Personal Financial Advisors

Personal financial advisors provide fiscal guidance and services to individuals, helping them plan for retirement, purchase insurance, pay taxes, finance education or homes, and make sound investments. Some advisors specialize in a particular field, while others are generalists. Advisors who handle more complex investments for particularly wealthy individuals are also known as wealth managers or private bankers.

Personal financial advisors work for banks or brokerages, or they are self-employed, handling several clients at once. Advisors solicit clients via marketing, self-promotion, and networking, or they may obtain them through referrals from existing clients.

Advisors work with clients in a series of steps. During the initial consultation, they gather and review the client’s records of finances, discuss their investment or savings goals, and develop a financial strategy tailored to the client’s desired outcome and tolerance for risk. Many personal financial advisors are also licensed to sell insurance, stocks, bonds, derivatives, and annuities, and they may recommend these to clients.

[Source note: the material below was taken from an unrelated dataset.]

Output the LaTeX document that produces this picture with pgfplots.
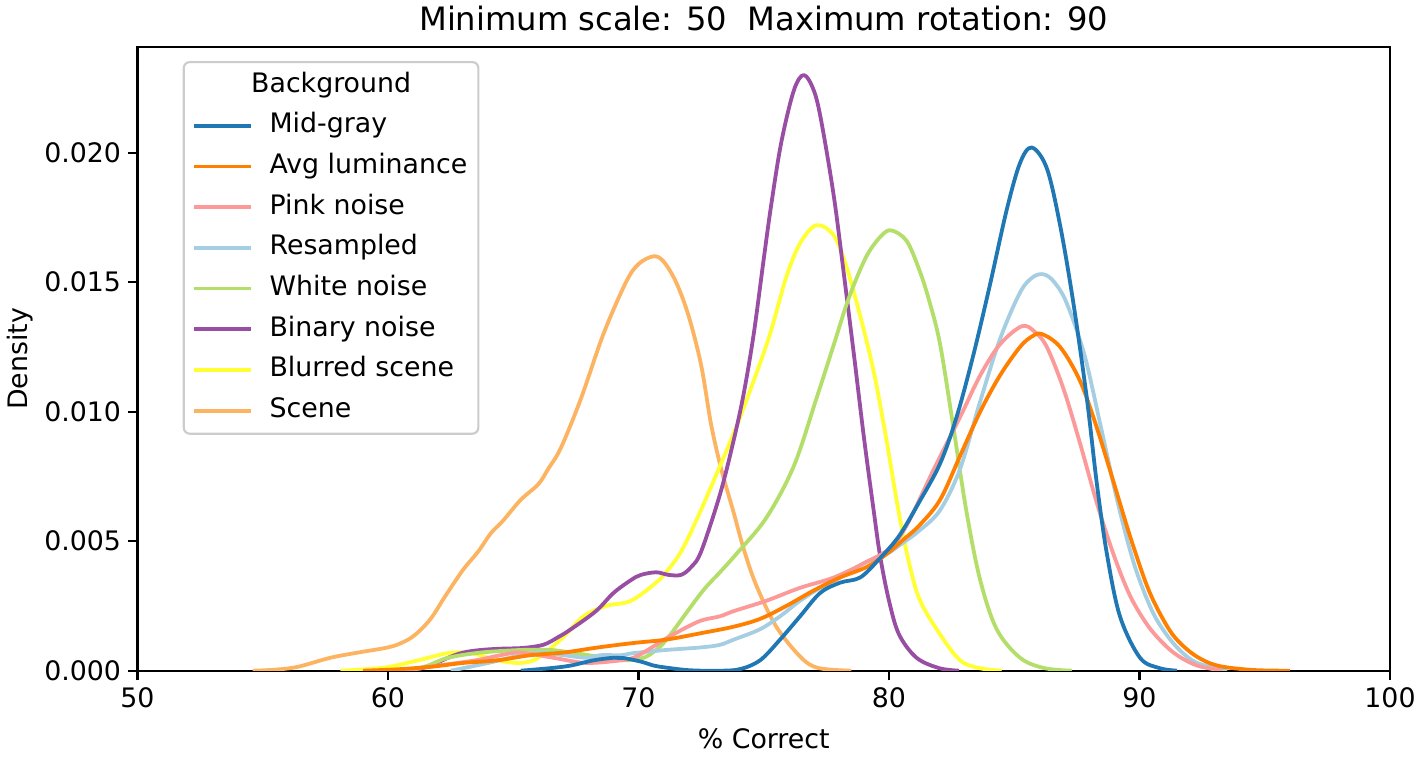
\documentclass[border=0pt]{standalone}
\usepackage{fontspec}
\setmainfont{DejaVu Sans}
\usepackage{pgfplots}
\pgfplotsset{compat=1.18}

\definecolor{cMid}{HTML}{1F78B4}
\definecolor{cAvg}{HTML}{FF7F00}
\definecolor{cPink}{HTML}{FB9A99}
\definecolor{cRes}{HTML}{A6CEE3}
\definecolor{cWhite}{HTML}{B3DE69}
\definecolor{cBin}{HTML}{984EA3}
\definecolor{cBlur}{HTML}{FFFF33}
\definecolor{cScene}{HTML}{FDB462}

\newcommand{\tfont}{\fontsize{13.4}{16}\selectfont}

\begin{document}
\begin{tikzpicture}
\begin{axis}[
  at={(0,0)}, anchor=south west,
  scale only axis,
  width=626.25pt, height=311.7pt,
  xmin=50, xmax=100, ymin=0, ymax=0.02407,
  xtick={50,60,70,80,90,100},
  ytick={0,0.005,0.010,0.015,0.020},
  scaled y ticks=false,
  yticklabel={\pgfmathprintnumber[fixed,fixed zerofill,precision=3]{\tick}},
  /pgf/number format/assume math mode=true,
  tick align=outside,
  xtick pos=bottom, ytick pos=left,
  major tick length=4.7pt,
  axis line style={line width=1.07pt},
  every tick/.style={line width=1.07pt, black},
  minor tick num=0,
  tick label style={font=\tfont},
  xticklabel style={anchor=north, yshift=0pt},
  yticklabel style={anchor=east},
  title={Minimum scale: 50\ \ Maximum rotation: 90},
  title style={font=\fontsize{16.1}{19}\selectfont, at={(axis description cs:0.5,1.0069)}, anchor=base, yshift=0pt},
  xlabel={\% Correct},
  xlabel style={font=\tfont, at={(axis description cs:0.5,-0.124)}, anchor=base},
  ylabel={Density},
  ylabel style={font=\tfont, at={(axis description cs:-0.0878,0.5)}, anchor=base},
  every axis plot/.append style={line width=1.9pt, line join=round, smooth, tension=0.55},
  legend cell align=left,
  legend image code/.code={\draw[#1, line width=1.9pt] (0pt,0pt) -- (28.5pt,0pt); \path (-3.5pt,0pt) (32pt,0pt);},
  legend style={
    at={(axis description cs:0.0361,0.978)}, anchor=north west,
    draw=black!20, line width=1.07pt, rounded corners=3pt, fill=white,
    font=\tfont, row sep=3.35pt,
    inner xsep=0.5pt, inner ysep=3pt,
    nodes={text height=10pt, text depth=3pt, inner ysep=2pt, inner xsep=5pt},
  },
]
% Scene
\addplot[cScene, forget plot] coordinates {
(54.6,0) (55.5,0.00004) (56.4,0.00015) (57.7,0.0005) (58.8,0.0007) (60.0,0.0009) (60.6,0.0011) (61.1,0.0014) (61.7,0.0020) (62.3,0.0029) (63.0,0.0039) (63.6,0.0046) (64.1,0.0053) (64.6,0.0058) (65.3,0.0066) (66.0,0.0072) (66.4,0.0078) (66.9,0.0086) (67.7,0.0105) (68.6,0.0130) (69.5,0.0150) (70.0,0.0157) (70.6,0.0160) (71.0,0.0158) (71.5,0.0150) (72.0,0.0137) (72.5,0.0118) (72.9,0.0095) (73.3,0.0078) (73.8,0.0061) (74.2,0.0047) (74.7,0.0033) (75.5,0.0017) (76.5,0.0005) (77.2,0.0001) (78.5,0)
};
% Blurred scene
\addplot[cBlur, forget plot] coordinates {
(58.1,0) (59.0,0.00005) (60.0,0.00014) (61.2,0.0004) (62.4,0.00068) (63.3,0.00068) (64.4,0.0004) (65.3,0.0003) (66.0,0.0005) (67.0,0.0013) (67.8,0.0021) (68.7,0.0025) (69.7,0.0027) (70.7,0.0034) (71.1,0.0038) (71.7,0.0046) (72.4,0.0060) (73.25,0.0079) (73.9,0.0094) (74.6,0.0112) (75.25,0.0130) (75.9,0.0152) (76.45,0.0165) (77.1,0.0172) (77.8,0.0168) (78.3,0.0156) (78.85,0.0137) (79.4,0.0115) (79.9,0.0089) (80.3,0.0066) (80.7,0.0046) (81.2,0.0028) (82.04,0.0014) (82.84,0.0004) (83.6,0.0001) (84.5,0)
};
% Binary noise
\addplot[cBin, forget plot] coordinates {
(61.0,0) (61.7,0.0002) (62.4,0.0005) (63.0,0.0007) (63.7,0.0008) (64.5,0.00085) (65.4,0.00088) (66.2,0.0010) (66.8,0.0013) (67.3,0.0016) (68.3,0.0023) (69.0,0.0030) (69.7,0.0035) (70.1,0.0037) (70.7,0.0038) (71.2,0.0037) (71.7,0.0037) (72.1,0.0040) (72.5,0.0046) (73.25,0.0068) (73.8,0.0089) (74.2,0.0107) (74.6,0.0130) (75.0,0.0159) (75.3,0.0180) (75.7,0.0204) (76.2,0.0224) (76.6,0.0230) (77.0,0.0224) (77.3,0.0212) (77.8,0.0183) (78.2,0.0153) (78.6,0.0122) (79.0,0.0090) (79.4,0.0061) (79.65,0.0044) (80.0,0.0027) (80.4,0.0014) (81.1,0.0005) (82.0,0.0001) (82.8,0)
};
% White noise
\addplot[cWhite, forget plot] coordinates {
(60.9,0) (61.6,0.0002) (62.4,0.0005) (63.7,0.0007) (65.3,0.0008) (66.5,0.0008) (67.3,0.0007) (68.0,0.0006) (68.6,0.0005) (69.5,0.0004) (70.2,0.0005) (70.7,0.0008) (71.2,0.0013) (72.5,0.0030) (73.25,0.0038) (73.9,0.0045) (75.1,0.0059) (76.2,0.0079) (77.1,0.0105) (77.8,0.0126) (78.4,0.0144) (79.1,0.0160) (79.7,0.0168) (80.1,0.0170) (80.7,0.0166) (81.2,0.0155) (81.6,0.0143) (82.04,0.0126) (82.57,0.0094) (83.1,0.0061) (83.64,0.0035) (84.3,0.0016) (85.23,0.0005) (86.2,0.0001) (87.3,0)
};
% Resampled
\addplot[cRes, forget plot] coordinates {
(62.5,0) (64.0,0.0003) (65.3,0.0006) (66.0,0.0007) (67.0,0.0006) (67.9,0.0005) (68.5,0.0006) (69.3,0.0006) (69.8,0.00068) (71.1,0.0008) (72.5,0.0009) (73.25,0.0010) (73.8,0.0012) (74.85,0.0016) (75.65,0.0021) (76.45,0.0027) (77.25,0.0032) (78.05,0.0036) (79.1,0.0042) (79.9,0.0045) (80.5,0.0049) (81.2,0.0054) (82.04,0.0062) (82.84,0.0078) (83.64,0.0104) (84.43,0.0128) (85.23,0.0146) (85.75,0.0152) (86.19,0.0153) (86.6,0.0150) (87.09,0.0142) (87.8,0.0122) (88.46,0.0094) (89.13,0.0065) (89.79,0.0041) (90.46,0.0024) (91.0,0.0015) (91.6,0.0008) (92.3,0.0003) (93.5,0)
};
% Pink noise
\addplot[cPink, forget plot] coordinates {
(60.5,0) (62.0,0.0002) (63.5,0.0004) (64.5,0.0006) (65.3,0.0007) (66.6,0.0005) (67.9,0.0003) (69.3,0.0004) (69.8,0.0005) (70.2,0.0007) (70.7,0.0010) (71.2,0.0013) (72.4,0.0019) (73.25,0.0021) (73.8,0.0023) (75.1,0.0027) (76.45,0.0032) (77.8,0.0036) (79.1,0.0042) (80.0,0.0047) (80.7,0.0056) (81.8,0.0078) (82.84,0.0098) (83.64,0.0114) (84.43,0.0126) (85.3,0.0133) (85.8,0.0131) (86.3,0.0125) (86.96,0.0109) (87.62,0.0088) (88.29,0.0065) (88.96,0.0045) (89.62,0.0029) (90.29,0.0018) (90.9,0.0011) (91.5,0.0006) (92.3,0.0002) (93.3,0)
};
% Avg luminance
\addplot[cAvg, forget plot] coordinates {
(59.0,0) (60.3,0.00005) (61.7,0.00015) (63.0,0.0003) (64.35,0.0004) (65.7,0.0006) (67.0,0.0007) (68.4,0.0009) (69.8,0.00107) (71.1,0.0012) (72.5,0.00145) (73.8,0.0017) (74.85,0.0020) (75.9,0.0025) (77.0,0.0031) (78.05,0.0036) (79.1,0.0040) (79.9,0.0045) (80.5,0.0050) (81.2,0.0056) (82.04,0.0066) (82.84,0.0083) (83.64,0.0100) (84.43,0.0114) (85.23,0.0125) (85.7,0.0129) (86.1,0.0130) (86.83,0.0125) (87.62,0.0112) (88.29,0.0094) (88.96,0.0073) (89.62,0.0052) (90.29,0.0033) (90.82,0.0022) (91.4,0.0013) (92.2,0.0006) (93.1,0.0002) (94.5,0.00003) (96.0,0)
};
% Mid-gray
\addplot[cMid, forget plot] coordinates {
(65.3,0) (66.5,0.0001) (67.3,0.0002) (68.2,0.0004) (69.0,0.0005) (69.4,0.00049) (70.1,0.00035) (70.6,0.0002) (71.1,0.00012) (72.0,0.00002) (73.0,0) (74.0,0.00005) (74.85,0.0004) (75.65,0.0012) (76.45,0.0021) (77.25,0.0030) (78.05,0.0034) (78.85,0.0036) (79.6,0.0043) (80.4,0.0052) (81.2,0.0065) (82.04,0.0080) (82.7,0.0098) (83.37,0.0122) (84.03,0.0149) (84.7,0.0178) (85.23,0.0196) (85.7,0.0202) (86.3,0.0194) (86.83,0.0172) (87.36,0.0142) (87.9,0.0105) (88.3,0.0072) (88.7,0.0045) (89.22,0.0021) (90.02,0.0005) (90.8,0.0001) (91.5,0)
};
\addlegendimage{empty legend}
\addlegendentry{\hspace{-9.2pt}Background}
\addlegendimage{cMid}\addlegendentry{Mid-gray}
\addlegendimage{cAvg}\addlegendentry{Avg luminance}
\addlegendimage{cPink}\addlegendentry{Pink noise}
\addlegendimage{cRes}\addlegendentry{Resampled}
\addlegendimage{cWhite}\addlegendentry{White noise}
\addlegendimage{cBin}\addlegendentry{Binary noise}
\addlegendimage{cBlur}\addlegendentry{Blurred scene}
\addlegendimage{cScene}\addlegendentry{Scene}
\end{axis}
\pgfresetboundingbox
\path[use as bounding box] (-68.75pt,-42.65pt) rectangle (640.25pt,335.35pt);
\end{tikzpicture}
\end{document}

Once a financial plan has been put in place, advisors meet regularly with clients to update or adjust their investment portfolios, depending upon changes in the client’s personal status, such as marriage, divorce, change in employment, disability, or retirement. Advisors also keep a close eye on a client’s investment returns, and they may have an agreement to shift investments on the client’s behalf if market conditions change abruptly.

Private bankers and wealth managers also work as personal financial advisors, but because their clients’ resources are much larger, their approach is somewhat different. Bankers and wealth managers typically treat their clients’ funds more like institutional investments, working closely with other financial professionals to directly manage their clients’ portfolios.

Most personal financial advisors work standard hours in a business or home-office setting, with occasional travel to attend meetings and conferences or give seminars. Additional or odd hours may be necessary for meeting with clients at their convenience.

Education, Training, and Essential Skills

Employers and clients prefer financial advisors who have a bachelor’s or master’s degree in business, statistics, finance, economics, accounting, law, or a related discipline. Regardless of the specific degree, advisors who have completed coursework in risk management, estate planning, investing, and tax law will have a competitive edge for these positions.

Some positions require licensure or registration with state regulators or the Federal Securities and Exchange Commission. Advisors who sell financial products or insurance are required to hold appropriate licenses. The North American Securities Administrator Association lists the appropriate requirements, registration, and licenses for investment advisors.

All personal financial advisors require a set of skills to be successful, including strong analytical and mathematical ability; interpersonal, communication, and sales skills; ethics and sound judgment. Personal financial advisors must make a case for their recommendations with clients and must explain complex financial variables to others in both a clear and influential manner. Personal financial advisors must also be familiar with extensive financial laws and regulations, and they must keep abreast of constantly fluctuating trends in both domestic and global markets.

Advancement and Professional Development Opportunities

Brokers, accountants, financial analysts, and other financial professionals often become personal financial advisors or private bankers after they have gained sufficient experience in the field. Financial advisors who work for a firm can advance by taking higher-level positions, acquiring independent registered representative status, or starting their own firms.

Additional certification and professional development, available through the Certified Financial Planner Board of Standards, can increase a financial advisor’s competitive edge and industry standing. Certification is a rigorous process and involves a combination of formal education requirements; work experience; a comprehensive exam; and knowledge of various debt, financial planning, and statistical subjects.

Outlook and Income

Overall, the employment rate for personal financial advisors is expected to grow by 30% over the next decade. This significant growth is driven by population demographics; as people live longer, and baby boomers reach retirement age, demand for financial planning advisors will rise. Demand will be highest for personal financial advisors with strong sales skills, college degrees, and additional certifications.

About two-thirds of personal financial advisors are employed by banks, brokerage firms, insurance companies, and financial investment firms, while about one-third are self-employed. Annual median salaries for personal financial advisors are about $69,000, which does not include commissions or bonuses. For self-employed advisors, income varies considerably, as most charge hourly fees and earn commissions based on financial product sales.